Колоны не могли становиться клириками или монахами [679]. Они лишены были права заключать хозяйственные сделки; тот, кто давал что-либо в долг колону, без ведома его господина, не мог потом требовать возврата долга от господина (так же, как если бы речь {136} шла о ссуде серву) [680]. Колонов противопоставляют свободным [681] и сопоставляют с сервами [682].

Их иногда подвергали пыткам подобно сервам [683]. Ни тех, ни других нельзя было назначать даже на низшие должности в городских общинах [684]. Брак и рабов, и колонов не признавался подлинным matrimonium, а лишь сожительством (contubernium) [685]. Иногда источники именуют колонов mancipia colonaria [686].

Таким образом, согласно Lex Romana Visigothorum и Fragmenta Gaudenziana, юридический статус колонов действительно весьма был близок к статусу сервов [687]. Эта близость характерна, однако, только для начала VI в. и притом свойственна почти исключительно галло- и испано-римской среде. Рассматривая те отрывочные данные о колонах, которые относятся к более позднему периоду, мы сталкиваемся с несколько иным положением.
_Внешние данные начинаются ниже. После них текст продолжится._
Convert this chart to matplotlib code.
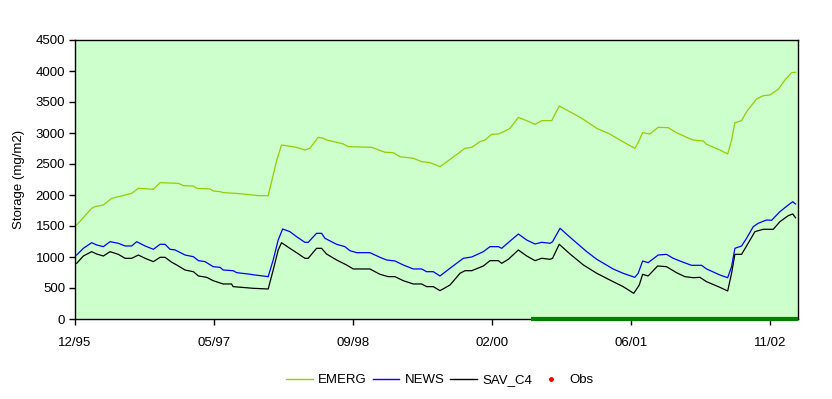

Термин "колон" встречается в некоторых вестготских памятниках VI-VII вв.

Так, II церковный собор в Гиспалисе (619 г.) сослался на "светский закон", по которому колоны должны оставаться там, где они находятся [688]. Текст одной из {137} вестготских формул гласит, что земледелец, получая держание, обязуется выплачивать ежегодно десятину, как это в обычае у колонов (ut colonis est consuetudo) [689]. В "Этимологиях" Исидора колоны трактуются как свободные поселенцы, обрабатывающие взятые ими в держание чужие земли: обязанные своим положением земле, на которой родились, они ради ее возделывания находятся под властью господ [690].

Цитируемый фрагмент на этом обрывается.